L'attentat du pont de Westminster le 22 mars, celui de Manchester le 22 mai, celui de Londres samedi soir, ou encore celui de Notre-Dame de Paris, mardi. Ces attaques terroristes récentes ont été perpétrées par des individus aux profils très différents. 

Une multiplication des profils. "Quand vous regardez la réalité des attentats depuis 1989 - lorsque le terrorisme d’extrême-gauche a quasiment disparu avec la chute du mur de Berlin - vous avez actuellement un processus relativement simple, avec des opérateurs centralisés, envoyés par des groupes, et qui mènent des opérations comme l’IRA ou l’ETA d’antan. Vous avez aussi des opérateurs extrêmement décentralisés, et des gens dont personne ne sait rien, y compris Al Qaida ou l’Etat islamique, et qui disent ‘je le fais pour ça’, car la mode est plutôt au drapeau noir qu’au drapeau rouge", détaille Alain Bauer, professeur de criminologie au Conservatoire national des arts et métiers, dans la matinale d'Europe 1, mercredi. "La difficulté aujourd’hui, c’est qu’il y a tellement de profils qu’il n’y a plus de profil", explique-t-il.
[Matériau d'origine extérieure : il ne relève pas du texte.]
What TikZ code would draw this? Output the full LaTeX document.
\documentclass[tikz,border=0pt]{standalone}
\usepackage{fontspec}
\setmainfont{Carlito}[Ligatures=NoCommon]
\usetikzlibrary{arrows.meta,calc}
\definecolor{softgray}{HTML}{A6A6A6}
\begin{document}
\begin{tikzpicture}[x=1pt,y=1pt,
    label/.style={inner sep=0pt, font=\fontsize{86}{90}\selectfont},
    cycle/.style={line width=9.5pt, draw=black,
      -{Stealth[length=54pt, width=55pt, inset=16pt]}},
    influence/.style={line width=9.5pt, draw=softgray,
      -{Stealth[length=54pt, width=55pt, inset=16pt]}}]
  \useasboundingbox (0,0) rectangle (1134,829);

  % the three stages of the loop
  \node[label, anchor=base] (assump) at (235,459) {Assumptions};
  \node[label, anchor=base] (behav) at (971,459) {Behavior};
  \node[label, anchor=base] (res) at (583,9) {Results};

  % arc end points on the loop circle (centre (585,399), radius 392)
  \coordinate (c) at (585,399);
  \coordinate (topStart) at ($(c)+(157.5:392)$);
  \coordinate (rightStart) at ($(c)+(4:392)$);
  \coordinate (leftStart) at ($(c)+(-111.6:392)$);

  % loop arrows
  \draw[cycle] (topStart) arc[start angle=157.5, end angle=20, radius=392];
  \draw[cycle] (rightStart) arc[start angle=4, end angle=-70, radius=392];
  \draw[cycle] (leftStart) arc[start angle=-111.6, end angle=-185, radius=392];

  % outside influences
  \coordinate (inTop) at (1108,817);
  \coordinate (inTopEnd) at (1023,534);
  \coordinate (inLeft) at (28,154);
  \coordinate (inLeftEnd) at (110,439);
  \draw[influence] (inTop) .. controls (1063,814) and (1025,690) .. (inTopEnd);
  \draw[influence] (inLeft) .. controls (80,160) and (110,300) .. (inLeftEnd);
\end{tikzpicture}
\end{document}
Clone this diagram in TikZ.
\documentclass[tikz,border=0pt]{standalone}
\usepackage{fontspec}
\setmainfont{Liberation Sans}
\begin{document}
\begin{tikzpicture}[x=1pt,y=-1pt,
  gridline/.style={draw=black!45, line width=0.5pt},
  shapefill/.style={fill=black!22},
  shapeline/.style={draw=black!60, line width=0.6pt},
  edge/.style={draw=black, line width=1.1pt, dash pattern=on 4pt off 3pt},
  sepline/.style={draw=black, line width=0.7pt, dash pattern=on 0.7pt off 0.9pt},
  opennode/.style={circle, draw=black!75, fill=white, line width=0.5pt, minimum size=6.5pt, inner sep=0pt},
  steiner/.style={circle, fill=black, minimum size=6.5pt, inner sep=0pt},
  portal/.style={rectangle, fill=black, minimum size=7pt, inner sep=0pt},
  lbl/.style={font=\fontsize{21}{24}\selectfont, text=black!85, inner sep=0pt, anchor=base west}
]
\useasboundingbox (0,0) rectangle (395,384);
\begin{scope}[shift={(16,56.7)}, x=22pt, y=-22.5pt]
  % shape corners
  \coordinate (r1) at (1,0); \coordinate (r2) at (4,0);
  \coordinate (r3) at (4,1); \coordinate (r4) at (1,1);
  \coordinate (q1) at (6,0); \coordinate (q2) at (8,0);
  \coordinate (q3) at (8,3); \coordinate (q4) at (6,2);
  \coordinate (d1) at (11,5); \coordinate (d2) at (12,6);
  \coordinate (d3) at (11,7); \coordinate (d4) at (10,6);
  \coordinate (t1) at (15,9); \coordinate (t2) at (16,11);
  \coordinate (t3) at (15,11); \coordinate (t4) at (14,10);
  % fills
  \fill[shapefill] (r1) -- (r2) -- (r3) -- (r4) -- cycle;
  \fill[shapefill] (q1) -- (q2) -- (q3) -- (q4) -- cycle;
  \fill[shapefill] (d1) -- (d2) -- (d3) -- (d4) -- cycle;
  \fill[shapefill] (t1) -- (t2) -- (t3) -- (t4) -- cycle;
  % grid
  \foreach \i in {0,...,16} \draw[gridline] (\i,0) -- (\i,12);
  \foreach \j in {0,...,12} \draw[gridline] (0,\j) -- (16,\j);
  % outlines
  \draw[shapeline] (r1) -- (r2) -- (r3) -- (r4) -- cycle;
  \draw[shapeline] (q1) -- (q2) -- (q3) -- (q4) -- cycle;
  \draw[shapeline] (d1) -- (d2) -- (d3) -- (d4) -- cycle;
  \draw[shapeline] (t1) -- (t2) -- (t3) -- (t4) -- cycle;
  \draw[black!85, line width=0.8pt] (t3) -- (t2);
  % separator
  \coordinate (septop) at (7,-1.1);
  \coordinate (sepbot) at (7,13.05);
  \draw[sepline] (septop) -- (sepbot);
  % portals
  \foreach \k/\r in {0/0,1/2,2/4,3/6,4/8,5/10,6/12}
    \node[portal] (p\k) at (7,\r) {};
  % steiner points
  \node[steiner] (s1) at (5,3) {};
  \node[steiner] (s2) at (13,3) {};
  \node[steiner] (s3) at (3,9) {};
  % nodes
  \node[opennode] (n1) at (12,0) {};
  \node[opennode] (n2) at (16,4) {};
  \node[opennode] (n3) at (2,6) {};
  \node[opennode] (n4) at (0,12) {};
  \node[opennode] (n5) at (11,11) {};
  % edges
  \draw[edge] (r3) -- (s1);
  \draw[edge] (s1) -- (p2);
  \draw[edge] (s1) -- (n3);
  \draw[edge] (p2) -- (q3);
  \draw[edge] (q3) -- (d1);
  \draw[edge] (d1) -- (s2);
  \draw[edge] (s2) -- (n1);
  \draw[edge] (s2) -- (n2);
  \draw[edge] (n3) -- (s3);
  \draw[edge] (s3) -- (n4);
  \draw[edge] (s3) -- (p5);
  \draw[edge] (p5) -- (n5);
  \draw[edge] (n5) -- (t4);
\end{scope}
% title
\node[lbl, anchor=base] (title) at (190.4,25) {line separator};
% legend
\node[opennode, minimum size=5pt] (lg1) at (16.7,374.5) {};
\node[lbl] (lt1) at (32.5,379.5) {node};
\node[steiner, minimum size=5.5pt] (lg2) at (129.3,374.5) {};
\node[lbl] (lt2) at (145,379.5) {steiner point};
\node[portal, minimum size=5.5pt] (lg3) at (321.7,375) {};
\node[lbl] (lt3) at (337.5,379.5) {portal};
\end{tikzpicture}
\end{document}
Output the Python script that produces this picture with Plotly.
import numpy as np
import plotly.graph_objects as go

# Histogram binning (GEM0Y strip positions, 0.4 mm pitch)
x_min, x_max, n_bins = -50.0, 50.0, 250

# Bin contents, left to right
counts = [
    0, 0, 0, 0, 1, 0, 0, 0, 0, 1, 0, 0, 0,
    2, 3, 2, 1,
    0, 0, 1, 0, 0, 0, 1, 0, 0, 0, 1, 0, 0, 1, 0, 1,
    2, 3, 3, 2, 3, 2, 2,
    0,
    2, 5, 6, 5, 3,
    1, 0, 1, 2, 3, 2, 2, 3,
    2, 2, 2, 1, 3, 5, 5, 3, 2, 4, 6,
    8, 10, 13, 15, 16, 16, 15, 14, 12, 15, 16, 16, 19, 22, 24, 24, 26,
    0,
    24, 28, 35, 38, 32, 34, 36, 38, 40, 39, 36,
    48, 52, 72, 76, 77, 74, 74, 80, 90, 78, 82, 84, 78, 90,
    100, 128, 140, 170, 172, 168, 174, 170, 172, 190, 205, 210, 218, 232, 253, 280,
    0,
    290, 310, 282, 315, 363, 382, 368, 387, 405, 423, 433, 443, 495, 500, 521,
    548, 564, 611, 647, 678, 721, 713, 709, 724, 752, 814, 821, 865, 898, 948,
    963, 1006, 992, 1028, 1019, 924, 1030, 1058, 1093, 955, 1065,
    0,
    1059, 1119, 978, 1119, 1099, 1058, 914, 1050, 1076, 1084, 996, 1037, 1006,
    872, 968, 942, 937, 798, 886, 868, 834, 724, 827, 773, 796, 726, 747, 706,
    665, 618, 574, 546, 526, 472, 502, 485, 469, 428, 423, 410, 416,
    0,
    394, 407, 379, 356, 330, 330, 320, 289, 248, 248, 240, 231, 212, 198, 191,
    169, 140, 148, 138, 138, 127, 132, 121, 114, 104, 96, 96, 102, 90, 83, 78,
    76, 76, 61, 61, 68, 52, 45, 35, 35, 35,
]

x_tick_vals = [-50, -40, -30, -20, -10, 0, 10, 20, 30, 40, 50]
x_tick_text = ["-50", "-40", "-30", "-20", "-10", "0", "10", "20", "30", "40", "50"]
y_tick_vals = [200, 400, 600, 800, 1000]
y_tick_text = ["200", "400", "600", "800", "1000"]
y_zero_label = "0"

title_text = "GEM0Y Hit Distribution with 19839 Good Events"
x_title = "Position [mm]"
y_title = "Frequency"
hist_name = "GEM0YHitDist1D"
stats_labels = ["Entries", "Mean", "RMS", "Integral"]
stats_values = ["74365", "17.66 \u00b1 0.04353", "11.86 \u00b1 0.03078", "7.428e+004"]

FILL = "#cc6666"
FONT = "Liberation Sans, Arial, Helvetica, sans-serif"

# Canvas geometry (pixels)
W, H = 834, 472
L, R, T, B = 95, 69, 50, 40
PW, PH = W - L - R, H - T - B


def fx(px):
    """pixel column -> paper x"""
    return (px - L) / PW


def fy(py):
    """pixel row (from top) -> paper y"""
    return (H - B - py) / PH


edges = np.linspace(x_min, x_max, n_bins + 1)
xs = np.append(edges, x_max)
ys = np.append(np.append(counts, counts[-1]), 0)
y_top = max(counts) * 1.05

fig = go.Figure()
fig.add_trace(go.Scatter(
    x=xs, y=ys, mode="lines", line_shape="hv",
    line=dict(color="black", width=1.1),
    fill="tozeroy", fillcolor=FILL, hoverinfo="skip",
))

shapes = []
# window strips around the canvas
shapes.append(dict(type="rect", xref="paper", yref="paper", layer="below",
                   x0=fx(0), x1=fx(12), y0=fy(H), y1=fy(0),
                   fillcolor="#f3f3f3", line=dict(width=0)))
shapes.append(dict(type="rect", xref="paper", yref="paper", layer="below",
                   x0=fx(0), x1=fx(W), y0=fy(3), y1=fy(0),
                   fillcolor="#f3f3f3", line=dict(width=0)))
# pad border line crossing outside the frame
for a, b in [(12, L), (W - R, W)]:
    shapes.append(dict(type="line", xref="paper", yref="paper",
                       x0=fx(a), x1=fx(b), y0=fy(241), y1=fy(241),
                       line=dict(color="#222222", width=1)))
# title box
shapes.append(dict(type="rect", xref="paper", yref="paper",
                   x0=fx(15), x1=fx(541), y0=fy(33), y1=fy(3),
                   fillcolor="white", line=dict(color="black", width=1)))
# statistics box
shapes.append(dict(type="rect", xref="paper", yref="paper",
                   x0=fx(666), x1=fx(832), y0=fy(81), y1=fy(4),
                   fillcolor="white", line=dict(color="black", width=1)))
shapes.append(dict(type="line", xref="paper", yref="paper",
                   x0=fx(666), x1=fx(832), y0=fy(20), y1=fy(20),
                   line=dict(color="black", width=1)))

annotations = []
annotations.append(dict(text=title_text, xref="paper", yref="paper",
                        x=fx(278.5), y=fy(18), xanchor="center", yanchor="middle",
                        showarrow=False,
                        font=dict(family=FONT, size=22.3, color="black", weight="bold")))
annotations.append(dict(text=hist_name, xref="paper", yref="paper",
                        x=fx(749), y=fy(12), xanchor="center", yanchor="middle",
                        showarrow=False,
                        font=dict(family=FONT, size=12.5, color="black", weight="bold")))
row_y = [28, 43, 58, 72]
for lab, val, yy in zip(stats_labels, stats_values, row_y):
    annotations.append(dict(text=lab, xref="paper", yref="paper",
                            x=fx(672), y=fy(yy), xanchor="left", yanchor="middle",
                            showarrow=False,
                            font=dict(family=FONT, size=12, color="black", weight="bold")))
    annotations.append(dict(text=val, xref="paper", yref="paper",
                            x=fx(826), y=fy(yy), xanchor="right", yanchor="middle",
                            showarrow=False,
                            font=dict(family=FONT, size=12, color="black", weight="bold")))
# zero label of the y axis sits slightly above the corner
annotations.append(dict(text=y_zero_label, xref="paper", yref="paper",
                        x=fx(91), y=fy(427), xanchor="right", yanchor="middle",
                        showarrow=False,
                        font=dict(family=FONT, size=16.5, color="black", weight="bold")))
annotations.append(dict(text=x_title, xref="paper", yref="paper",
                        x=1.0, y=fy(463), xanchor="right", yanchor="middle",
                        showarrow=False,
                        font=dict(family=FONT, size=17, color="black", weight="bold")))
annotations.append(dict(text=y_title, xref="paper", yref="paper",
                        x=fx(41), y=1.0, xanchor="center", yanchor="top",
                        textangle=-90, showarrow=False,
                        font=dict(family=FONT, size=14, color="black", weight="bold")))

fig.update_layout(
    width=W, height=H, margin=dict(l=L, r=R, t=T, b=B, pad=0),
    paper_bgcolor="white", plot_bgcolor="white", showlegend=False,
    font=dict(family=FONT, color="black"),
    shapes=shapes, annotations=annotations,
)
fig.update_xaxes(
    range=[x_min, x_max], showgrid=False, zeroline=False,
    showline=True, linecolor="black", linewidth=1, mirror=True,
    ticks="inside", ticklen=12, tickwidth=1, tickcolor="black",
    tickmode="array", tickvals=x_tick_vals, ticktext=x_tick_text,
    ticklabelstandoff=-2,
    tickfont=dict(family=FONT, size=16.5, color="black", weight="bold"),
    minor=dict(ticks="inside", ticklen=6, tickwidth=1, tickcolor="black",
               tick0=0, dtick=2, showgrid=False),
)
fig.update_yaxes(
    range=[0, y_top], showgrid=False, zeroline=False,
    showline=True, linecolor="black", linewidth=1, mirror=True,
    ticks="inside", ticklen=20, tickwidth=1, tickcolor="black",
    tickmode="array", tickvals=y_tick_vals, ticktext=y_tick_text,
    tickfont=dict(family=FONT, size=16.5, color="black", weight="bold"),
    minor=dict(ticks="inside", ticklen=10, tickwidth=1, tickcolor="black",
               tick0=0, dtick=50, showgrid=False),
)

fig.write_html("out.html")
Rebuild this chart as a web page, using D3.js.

9% des attentats "évitables". Pour le spécialiste, si certains attentats ne peuvent être évités, une marge de manœuvre existe toutefois. "Depuis 1989, 90% des attentats n’ont pas eu lieu. Ils ont été démantelés par l’amateurisme ou l'imbécillité des auteurs, et par l’efficacité et la compétence des services. 10% des attentats ont eu lieu. Sur ces 10%, 1% nous aurait échappé de toutes façons, soit parce qu’ils étaient trop sophistiqués, soient parce que leurs auteurs étaient en-dessous du radar" et qu'ils menaient une action spontanée, précise Alain Bauer. Reste donc 9% des attentats qui auraient pu être "évités", ou au moins "perturbés". 

"Les services britanniques ont failli". Si dans le cas de l'attentat de Westminster, perpétré par un homme seul qui n'était pas connu pour des faits liés au terrorisme, rien n'aurait pu être fait pour prévenir l'attaque. En revanche, pour l'attentat-suicide commis à Manchester, à la sortie du concert de la chanteuse Ariana Grande, "les services ont failli", assène Alain Bauer. L'assaillant était issu d'un "réseau extrêmement structuré, avec beaucoup d’informations disponibles. On sent bien que les Britanniques ont un léger malaise pour expliquer comment ils ont pu louper à la fois la protection du site et le suivi d’un réseau aussi important", critique l'expert.

Une "task force" oui, un "empilement" des services non. Alain Bauer en est donc persuadé, "on peut faire beaucoup de choses pour réduire les 9%. Passer de 90% (d'attentats évités) à 99%, c’est possible". La "task force" que souhaite créer Emmanuel Macron pour coordonner les services de renseignement, pourrait aider à lutter plus efficacement contre le terrorisme. Pour Alain Bauer, si cette "task force" consiste à ajouter "une strate" à un "empilement déjà 'capharnaümesque'", "ça ne servira à rien". Sa création devrait être engagée dès mercredi, à l'issue d'un Conseil de Défense convoqué après l'agression d'un policier sur le parvis de Notre-Dame.